The hype has yet to become a eulogy for any medium. The latest chapter in the saga pits traditional terrestrial radio against online radio, and metro broadcasters have cast their bets on both sides.

Listener-supported KOKF-FM 90.9 — aka 91 FM — lived on the knob from 1985 to 2006, when national brand Air1 Radio bought the Christian-music station. But last Halloween found 91 FM resurrected as 91 Online at 91online.com.

“Launch night, we had over a thousand people listening, from 7 p.m. to 2 a.m.,” said Rachael Jamison, operations manager for the station.

It was almost a perfect reboot, as the entire staff from the ’06 shutdown returned as volunteers to create and run the streaming version.

“With the low cost of Internet radio, we could start up,” Jamison said. “It’s not as convenient as being on the FM dial, but we can reach a broader segment (of listeners).”

In addition to regaining a local audience, the station has found listen ers worldwide, as far away as the UK and New Zealand.

NEW VOICES
Voices of Oklahoma, which is set to start streaming in the next few weeks at KVOY-89.7 FM, isn’t looking for international listeners.
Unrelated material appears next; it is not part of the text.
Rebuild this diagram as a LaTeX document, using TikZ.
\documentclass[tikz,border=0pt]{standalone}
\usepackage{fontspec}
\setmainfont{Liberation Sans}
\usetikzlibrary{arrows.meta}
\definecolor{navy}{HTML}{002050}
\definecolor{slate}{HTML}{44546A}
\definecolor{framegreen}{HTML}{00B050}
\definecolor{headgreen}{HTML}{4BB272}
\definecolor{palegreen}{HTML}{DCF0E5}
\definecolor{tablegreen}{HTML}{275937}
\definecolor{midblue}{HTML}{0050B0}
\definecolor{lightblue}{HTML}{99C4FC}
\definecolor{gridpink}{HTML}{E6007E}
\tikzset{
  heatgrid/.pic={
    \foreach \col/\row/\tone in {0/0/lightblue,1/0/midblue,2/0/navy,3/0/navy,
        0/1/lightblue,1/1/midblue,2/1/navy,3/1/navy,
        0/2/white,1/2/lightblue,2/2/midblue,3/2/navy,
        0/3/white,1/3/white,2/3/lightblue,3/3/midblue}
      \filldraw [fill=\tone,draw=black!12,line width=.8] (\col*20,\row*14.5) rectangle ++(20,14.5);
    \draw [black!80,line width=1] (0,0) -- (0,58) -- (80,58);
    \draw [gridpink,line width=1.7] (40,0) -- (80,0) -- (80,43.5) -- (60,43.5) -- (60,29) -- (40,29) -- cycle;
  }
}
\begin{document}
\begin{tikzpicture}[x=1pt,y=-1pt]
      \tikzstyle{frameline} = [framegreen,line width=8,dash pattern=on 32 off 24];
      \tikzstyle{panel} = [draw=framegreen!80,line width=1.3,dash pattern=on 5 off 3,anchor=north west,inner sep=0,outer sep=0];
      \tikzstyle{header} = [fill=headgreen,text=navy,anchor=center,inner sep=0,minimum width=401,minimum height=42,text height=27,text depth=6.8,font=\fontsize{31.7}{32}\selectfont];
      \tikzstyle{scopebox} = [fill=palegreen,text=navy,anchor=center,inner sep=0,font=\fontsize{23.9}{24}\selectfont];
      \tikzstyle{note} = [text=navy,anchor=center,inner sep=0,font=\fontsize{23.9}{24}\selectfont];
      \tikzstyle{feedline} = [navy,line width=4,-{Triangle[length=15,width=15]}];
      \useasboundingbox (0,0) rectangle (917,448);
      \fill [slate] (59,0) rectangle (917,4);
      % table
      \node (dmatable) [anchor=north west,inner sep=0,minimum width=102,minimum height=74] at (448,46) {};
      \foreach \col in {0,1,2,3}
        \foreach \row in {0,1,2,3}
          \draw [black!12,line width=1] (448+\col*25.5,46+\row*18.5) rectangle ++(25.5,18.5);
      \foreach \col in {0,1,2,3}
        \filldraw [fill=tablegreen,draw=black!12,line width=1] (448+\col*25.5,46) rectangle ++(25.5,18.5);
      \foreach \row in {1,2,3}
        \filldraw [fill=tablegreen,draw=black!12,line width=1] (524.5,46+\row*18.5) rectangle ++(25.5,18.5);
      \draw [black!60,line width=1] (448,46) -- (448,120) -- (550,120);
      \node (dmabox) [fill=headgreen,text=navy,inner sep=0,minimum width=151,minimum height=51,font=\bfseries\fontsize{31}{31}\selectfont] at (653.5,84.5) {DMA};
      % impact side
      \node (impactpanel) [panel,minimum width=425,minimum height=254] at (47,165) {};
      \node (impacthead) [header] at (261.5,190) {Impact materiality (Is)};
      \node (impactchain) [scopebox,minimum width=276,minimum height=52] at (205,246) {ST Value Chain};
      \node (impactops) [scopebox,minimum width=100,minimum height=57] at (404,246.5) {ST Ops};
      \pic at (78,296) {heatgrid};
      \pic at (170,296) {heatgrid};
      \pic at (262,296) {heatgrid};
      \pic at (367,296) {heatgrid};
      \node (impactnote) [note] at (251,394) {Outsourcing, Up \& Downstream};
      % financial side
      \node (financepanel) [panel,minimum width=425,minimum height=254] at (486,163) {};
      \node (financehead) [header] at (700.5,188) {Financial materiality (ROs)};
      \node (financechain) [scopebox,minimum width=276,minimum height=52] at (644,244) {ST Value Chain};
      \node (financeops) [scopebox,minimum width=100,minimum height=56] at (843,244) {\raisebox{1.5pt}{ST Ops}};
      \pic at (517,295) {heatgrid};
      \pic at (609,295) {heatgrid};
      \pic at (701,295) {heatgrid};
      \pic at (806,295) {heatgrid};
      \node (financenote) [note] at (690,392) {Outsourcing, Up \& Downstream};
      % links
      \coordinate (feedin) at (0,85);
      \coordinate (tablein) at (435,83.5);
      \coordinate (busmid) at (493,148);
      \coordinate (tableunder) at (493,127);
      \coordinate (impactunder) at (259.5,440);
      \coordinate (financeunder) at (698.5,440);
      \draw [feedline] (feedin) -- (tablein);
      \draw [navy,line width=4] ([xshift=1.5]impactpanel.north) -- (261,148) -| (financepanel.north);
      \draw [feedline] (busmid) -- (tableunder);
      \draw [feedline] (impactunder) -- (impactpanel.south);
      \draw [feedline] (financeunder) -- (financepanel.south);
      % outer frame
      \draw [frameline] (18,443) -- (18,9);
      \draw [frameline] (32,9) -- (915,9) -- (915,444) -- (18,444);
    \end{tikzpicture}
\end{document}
The noncommercial station is focused entirely on community.

“Community news, community issues, community music. There’s a lot of local stuff,” said Mary Francis, president. She heads a local group that includes Shawnee’s Michael Dodson as news director and The Blue Door owner Greg Johnson, who will run a show about music and politics.
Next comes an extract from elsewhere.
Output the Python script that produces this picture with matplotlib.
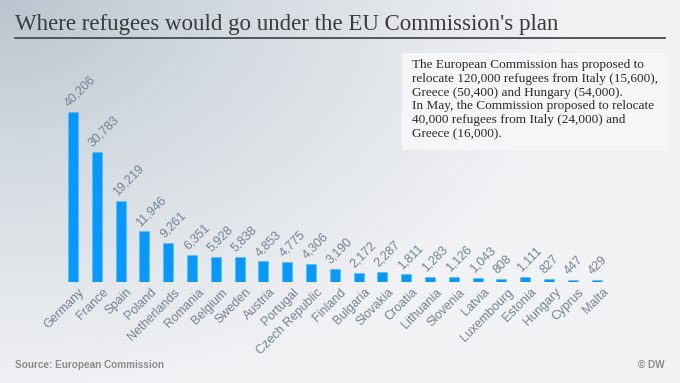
import numpy as np
import matplotlib
matplotlib.use('Agg')
import matplotlib.pyplot as plt
from matplotlib.patches import Rectangle

# data
countries = ['Germany', 'France', 'Spain', 'Poland', 'Netherlands', 'Romania',
             'Belgium', 'Sweden', 'Austria', 'Portugal', 'Czech Republic',
             'Finland', 'Bulgaria', 'Slovakia', 'Croatia', 'Lithuania',
             'Slovenia', 'Latvia', 'Luxembourg', 'Estonia', 'Hungary',
             'Cyprus', 'Malta']
refugees = [40206, 30783, 19219, 11946, 9261, 6351, 5928, 5838, 4853, 4775,
            4306, 3190, 2172, 2287, 1811, 1283, 1126, 1043, 808, 1111, 827,
            447, 429]

title = "Where refugees would go under the EU Commission's plan"
note = ("The European Commission has proposed to\n"
        "relocate 120,000 refugees from Italy (15,600),\n"
        "Greece (50,400) and Hungary (54,000).\n"
        "In May, the Commission proposed to relocate\n"
        "40,000 refugees from Italy (24,000) and\n"
        "Greece (16,000).")
source = 'Source: European Commission'

W, H = 680, 383
fig = plt.figure(figsize=(W / 100, H / 100), dpi=100)

# background gradient, darker in the top left corner
bg = fig.add_axes([0, 0, 1, 1], zorder=-10)
yy, xx = np.mgrid[0:H, 0:W]
d = np.sqrt((xx * 0.9) ** 2 + (yy * 1.3) ** 2)
t = np.clip(d / 520, 0, 1) ** 0.8
c0 = np.array([0.72, 0.765, 0.805])
c1 = np.array([0.945, 0.950, 0.958])
img = c0[None, None, :] * (1 - t[..., None]) + c1[None, None, :] * t[..., None]
bg.imshow(img, aspect='auto', extent=(0, W, H, 0))
bg.set_xlim(0, W)
bg.set_ylim(H, 0)
bg.axis('off')

# title and underline
bg.text(15, 30, title, fontsize=16.5, family='Liberation Serif', color='#3a3a3a',
        ha='left', va='baseline')
bg.plot([15, 665], [38, 38], color='#4a4a4a', lw=1.3)

# note box
bg.add_patch(Rectangle((402, 53), 265, 97, facecolor='#f6f7f8', edgecolor='none', alpha=0.95))
bg.text(412, 59, note, fontsize=9.5, family='Liberation Serif', color='#2a2a2a',
        ha='left', va='top', linespacing=1.2)

# footer
bg.text(15, 365, source, fontsize=7.2, fontweight='bold', family='Liberation Sans',
        color='#8c8c8c', ha='left', va='center')
bg.text(665, 365, '\u00a9 DW', fontsize=7.2, fontweight='bold', family='Liberation Sans',
        color='#8c8c8c', ha='right', va='center')

# bar chart
ax = fig.add_axes([40 / W, (H - 282) / H, 600 / W, 200 / H])
ax.patch.set_alpha(0)
x = np.arange(len(countries))
ax.bar(x, refugees, width=0.42, color='#0599fb', edgecolor='#5cbcff', linewidth=0.5)
ax.set_xlim(-1.387, -1.387 + 600 / 23.8)
ax.set_ylim(0, 40206 * 200 / 170)
ax.axis('off')

lab_color = '#748293'
for i, v in enumerate(refugees):
    ax.annotate(f'{v:,}', (i - 0.08, v), xytext=(0, 2), textcoords='offset points',
                rotation=45, rotation_mode='anchor', ha='left', va='bottom',
                fontsize=9, family='Liberation Sans', color=lab_color)
    ax.annotate(countries[i], (i, 0), xytext=(4, -3), textcoords='offset points',
                rotation=45, rotation_mode='anchor', ha='right', va='top',
                fontsize=9, family='Liberation Sans', color=lab_color,
                annotation_clip=False)

fig.savefig('out.png', dpi=100)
While the programming will stream on KVOY.org, the station has its sights primarily set on not one, but three building permits: Cordell, Wynnewood and Oklahoma City. That outlook is a long one, as it hasn’t received any of the building permits yet; once the documents are secured, the FCC will grant three years to build a station before the group loses the frequency back to the agency. Building three stations will take money, but the group has already succeeded in getting grants, raising individual pledges and conducting fundraisers, such as Johnson’s July 12 tribute concert to Red Dirt musician Bob Childers.

Still, it’s a challenge to get a new terrestrial radio station going, even one that will be staffed by volunteers and run as a nonprofit. It’s not an entirely unsustainable model; Francis mentioned success stories like KFAI-FM 90.3 in Minneapolis and KBOO-FM 90.7 in Portland, which each have between 350 and 400 volunteers.
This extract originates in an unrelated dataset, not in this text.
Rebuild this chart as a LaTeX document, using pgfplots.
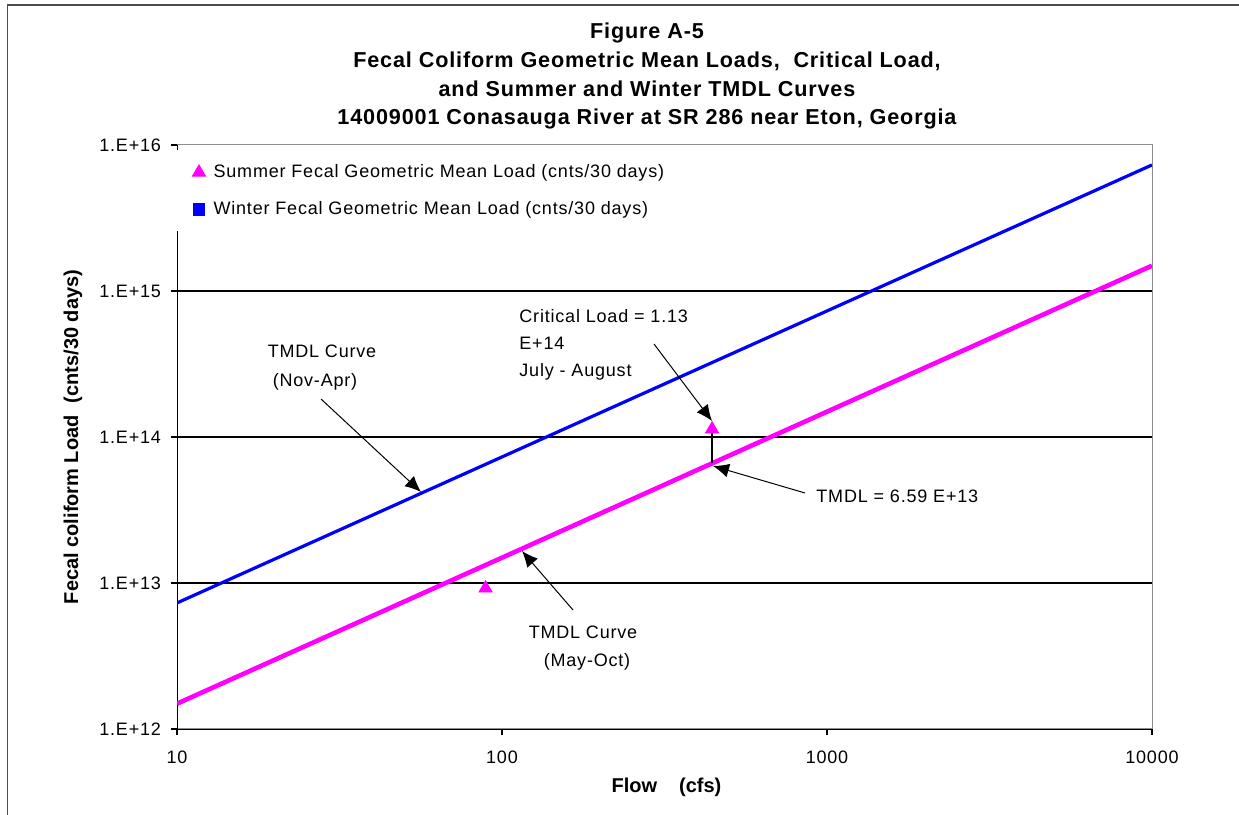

“We’re expecting a lot of volunteers,” Francis said.

But even if a small army of people work for nothing, it’s an uphill battle to fund a station.

“Not being on the air is a handicap to raising funds,” she said. “The big change will come when we actually start broadcasting, but streaming will help.”

STILL SPYING
Ferris O’Brien knows all too well about such costs.

“As
one of my friends said, ‘Terrestrial radio is dinosaur technology.’
It’s expensive to run, it’s expensive to maintain,” said O’Brien, owner
of The Spy. Last December, The Spy abruptly went from the airwaves at
KSPI-FM 105.3 to online-only at TheSpyFM. com due to a sale of the
station that didn’t take.

Half a year later, he doesn’t see it as a huge loss.

“There still is a sexiness about FM, but I think it’s going away,” O’Brien said.

He’s pretty sure that the X/Y shift is real, and that Internet radio will replace the terrestrial kind.

“The
future of radio does live online. We’re ahead of the curve,” he said,
noting that the acceleration of technology in cars will facilitate that
fall in “about two years.”

“With
everyone having a smartphone, it’s as easy as having an app,” O’Brien
said. He specifically mentioned the TuneIn Radio app, available for
iPhone and Android. It features streams of more than 50,000 stations.
With a $30 adapter, a smartphone becomes an avenue to any radio station
for any interest at any time.

“Anyone
who’s still listening to terrestrial radio is doing so because they
don’t know any better or laziness,” he said. “Our terrestrial stations
here are done, just because of the choice that is out there. I don’t
think (people) are aware of the hundreds of better ones in other
terrestrial markets, and thousands of better ones on the Internet. It’s
ridiculous to think that a local, badly planned station can survive
that.”

O’Brien believes it will get even simpler, and cars will soon have Wi-Fi radio built-in.

“As soon as that one extra step gets taken out, you can start believing people who say that it’s dead,” he said.

Jamison
agreed. “The technology hasn’t caught up, because it’s not the easiest
to listen to Internet radio in cars. We believe it will, though,” she
said.

In contrast to O’Brien’s steadfast stance, Jamison has a more ambivalent outlook on any potential return to the airwaves.

“If we don’t, then we don’t.

We
want to focus and not belittle the fact that we’re online,” she said.
“Online is a very convenient way to start. It has a lot of benefits.”